**ENTRIES SHOWN:**
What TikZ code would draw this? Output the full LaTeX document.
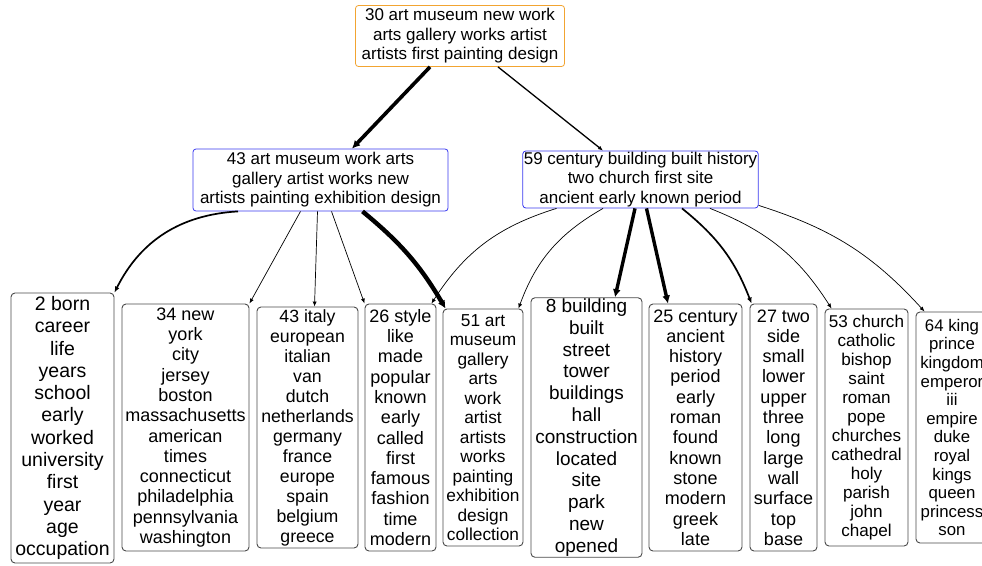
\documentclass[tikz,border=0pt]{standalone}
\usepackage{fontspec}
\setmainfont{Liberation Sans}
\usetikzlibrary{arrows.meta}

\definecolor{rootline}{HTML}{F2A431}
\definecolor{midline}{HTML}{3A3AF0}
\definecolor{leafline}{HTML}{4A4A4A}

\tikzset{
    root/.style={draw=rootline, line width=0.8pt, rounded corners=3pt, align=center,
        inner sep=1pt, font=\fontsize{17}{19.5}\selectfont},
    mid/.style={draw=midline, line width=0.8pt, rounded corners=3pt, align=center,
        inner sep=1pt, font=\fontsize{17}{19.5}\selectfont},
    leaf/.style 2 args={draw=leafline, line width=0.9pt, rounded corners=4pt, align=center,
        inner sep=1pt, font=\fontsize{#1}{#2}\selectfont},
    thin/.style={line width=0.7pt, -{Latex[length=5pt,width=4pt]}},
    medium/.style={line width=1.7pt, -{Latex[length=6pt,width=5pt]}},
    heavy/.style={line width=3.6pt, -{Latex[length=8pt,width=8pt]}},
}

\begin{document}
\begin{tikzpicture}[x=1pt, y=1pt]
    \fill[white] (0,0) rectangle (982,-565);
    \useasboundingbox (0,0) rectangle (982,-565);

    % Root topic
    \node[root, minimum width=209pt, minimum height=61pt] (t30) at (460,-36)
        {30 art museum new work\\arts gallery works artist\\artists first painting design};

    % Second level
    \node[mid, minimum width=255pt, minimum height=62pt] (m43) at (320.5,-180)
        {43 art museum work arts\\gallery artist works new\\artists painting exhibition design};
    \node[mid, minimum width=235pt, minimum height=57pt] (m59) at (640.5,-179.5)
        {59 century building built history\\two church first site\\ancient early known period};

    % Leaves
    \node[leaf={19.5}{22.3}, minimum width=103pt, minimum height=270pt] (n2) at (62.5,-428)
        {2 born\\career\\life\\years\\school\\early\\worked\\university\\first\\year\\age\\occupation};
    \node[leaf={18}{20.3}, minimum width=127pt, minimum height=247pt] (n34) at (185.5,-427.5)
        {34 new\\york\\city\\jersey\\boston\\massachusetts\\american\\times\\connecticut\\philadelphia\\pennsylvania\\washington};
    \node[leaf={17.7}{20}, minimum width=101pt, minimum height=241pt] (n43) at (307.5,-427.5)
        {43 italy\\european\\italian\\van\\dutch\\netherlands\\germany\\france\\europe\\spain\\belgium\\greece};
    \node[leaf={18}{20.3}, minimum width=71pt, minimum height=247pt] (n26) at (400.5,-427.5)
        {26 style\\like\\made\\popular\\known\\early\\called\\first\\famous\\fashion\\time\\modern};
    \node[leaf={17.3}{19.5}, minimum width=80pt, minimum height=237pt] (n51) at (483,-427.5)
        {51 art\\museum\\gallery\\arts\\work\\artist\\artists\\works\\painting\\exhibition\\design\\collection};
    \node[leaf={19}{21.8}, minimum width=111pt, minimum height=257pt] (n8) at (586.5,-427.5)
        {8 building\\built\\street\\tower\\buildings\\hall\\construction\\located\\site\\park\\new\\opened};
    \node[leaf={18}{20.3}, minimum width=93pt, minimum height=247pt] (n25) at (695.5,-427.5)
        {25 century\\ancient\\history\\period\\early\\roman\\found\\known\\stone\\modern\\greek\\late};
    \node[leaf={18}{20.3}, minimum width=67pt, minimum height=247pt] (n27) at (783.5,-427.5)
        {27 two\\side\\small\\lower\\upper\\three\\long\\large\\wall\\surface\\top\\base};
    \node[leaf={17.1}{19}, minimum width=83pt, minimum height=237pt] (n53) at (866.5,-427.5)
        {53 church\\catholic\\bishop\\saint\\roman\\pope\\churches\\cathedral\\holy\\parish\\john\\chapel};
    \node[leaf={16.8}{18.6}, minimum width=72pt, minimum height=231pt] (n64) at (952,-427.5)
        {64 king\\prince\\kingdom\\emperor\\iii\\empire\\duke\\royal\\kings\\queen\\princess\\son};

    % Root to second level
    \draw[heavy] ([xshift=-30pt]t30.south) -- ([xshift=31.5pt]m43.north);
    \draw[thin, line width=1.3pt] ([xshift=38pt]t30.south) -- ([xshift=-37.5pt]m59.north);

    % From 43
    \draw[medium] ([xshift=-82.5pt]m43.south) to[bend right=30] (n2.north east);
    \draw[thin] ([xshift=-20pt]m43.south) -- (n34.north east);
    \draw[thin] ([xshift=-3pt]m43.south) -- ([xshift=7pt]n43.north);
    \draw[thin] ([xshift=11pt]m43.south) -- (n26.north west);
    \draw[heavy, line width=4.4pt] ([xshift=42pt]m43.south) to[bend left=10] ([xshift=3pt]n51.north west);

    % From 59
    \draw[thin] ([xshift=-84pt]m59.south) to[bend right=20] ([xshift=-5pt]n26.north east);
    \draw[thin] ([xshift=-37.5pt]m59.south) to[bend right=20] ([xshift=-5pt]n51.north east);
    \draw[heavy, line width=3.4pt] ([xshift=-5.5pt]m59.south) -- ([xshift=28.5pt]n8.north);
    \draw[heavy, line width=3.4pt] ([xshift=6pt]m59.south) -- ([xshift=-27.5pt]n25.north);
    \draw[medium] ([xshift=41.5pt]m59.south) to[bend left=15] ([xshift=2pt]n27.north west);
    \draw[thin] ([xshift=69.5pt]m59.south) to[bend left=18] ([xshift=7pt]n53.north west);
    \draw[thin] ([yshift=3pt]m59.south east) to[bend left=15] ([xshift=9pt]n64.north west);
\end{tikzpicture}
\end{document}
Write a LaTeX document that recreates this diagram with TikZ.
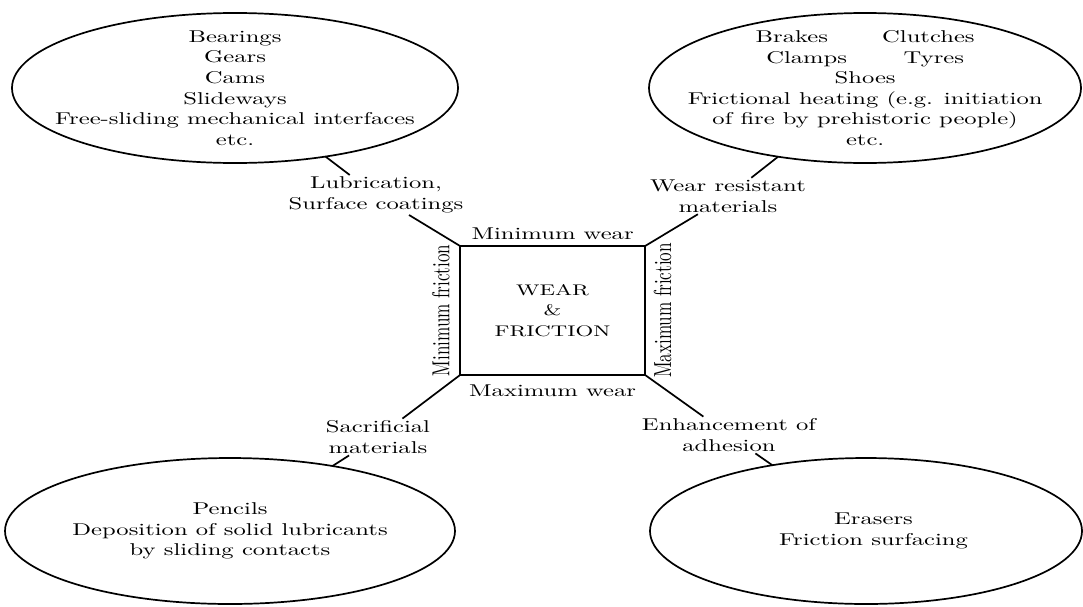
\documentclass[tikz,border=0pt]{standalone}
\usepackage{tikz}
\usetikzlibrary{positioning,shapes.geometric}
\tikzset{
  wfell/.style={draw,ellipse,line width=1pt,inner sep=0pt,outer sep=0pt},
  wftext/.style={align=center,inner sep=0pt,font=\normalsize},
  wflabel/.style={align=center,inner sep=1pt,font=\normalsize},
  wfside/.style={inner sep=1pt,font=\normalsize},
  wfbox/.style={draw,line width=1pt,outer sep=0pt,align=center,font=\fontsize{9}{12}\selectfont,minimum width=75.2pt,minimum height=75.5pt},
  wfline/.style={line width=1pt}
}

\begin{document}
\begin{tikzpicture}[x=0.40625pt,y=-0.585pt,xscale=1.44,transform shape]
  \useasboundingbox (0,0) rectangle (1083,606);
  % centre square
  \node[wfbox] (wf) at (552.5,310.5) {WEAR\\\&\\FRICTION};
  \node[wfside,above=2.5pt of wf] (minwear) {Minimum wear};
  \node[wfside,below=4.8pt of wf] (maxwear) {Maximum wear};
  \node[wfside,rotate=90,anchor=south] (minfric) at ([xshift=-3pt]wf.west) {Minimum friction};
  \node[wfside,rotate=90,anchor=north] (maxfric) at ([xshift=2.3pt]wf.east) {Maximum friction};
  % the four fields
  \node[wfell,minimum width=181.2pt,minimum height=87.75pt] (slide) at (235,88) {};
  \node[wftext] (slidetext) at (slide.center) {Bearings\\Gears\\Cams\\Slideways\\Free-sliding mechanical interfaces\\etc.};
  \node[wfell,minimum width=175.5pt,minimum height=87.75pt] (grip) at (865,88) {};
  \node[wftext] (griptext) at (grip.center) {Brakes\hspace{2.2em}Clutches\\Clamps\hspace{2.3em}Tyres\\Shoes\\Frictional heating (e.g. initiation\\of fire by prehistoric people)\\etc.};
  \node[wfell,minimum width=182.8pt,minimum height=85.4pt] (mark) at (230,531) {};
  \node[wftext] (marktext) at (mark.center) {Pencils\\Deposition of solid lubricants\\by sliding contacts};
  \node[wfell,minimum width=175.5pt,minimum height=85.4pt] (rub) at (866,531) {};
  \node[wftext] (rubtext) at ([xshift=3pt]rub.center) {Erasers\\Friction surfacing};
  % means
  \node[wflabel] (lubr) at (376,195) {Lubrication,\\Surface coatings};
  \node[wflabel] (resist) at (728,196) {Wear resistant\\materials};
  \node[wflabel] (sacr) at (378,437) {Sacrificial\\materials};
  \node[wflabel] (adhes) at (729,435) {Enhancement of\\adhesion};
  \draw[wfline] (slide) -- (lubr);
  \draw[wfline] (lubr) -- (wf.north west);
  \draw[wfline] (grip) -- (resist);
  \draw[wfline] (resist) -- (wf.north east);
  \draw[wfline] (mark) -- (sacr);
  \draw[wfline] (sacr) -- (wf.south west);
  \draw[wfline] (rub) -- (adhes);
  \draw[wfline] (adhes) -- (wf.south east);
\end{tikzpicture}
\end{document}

**WHAT YOU WILL DO:** List the lines of the entries that include "this".

**FULL ANSWER:**
What TikZ code would draw this? Output the full LaTeX document.
Write a LaTeX document that recreates this diagram with TikZ.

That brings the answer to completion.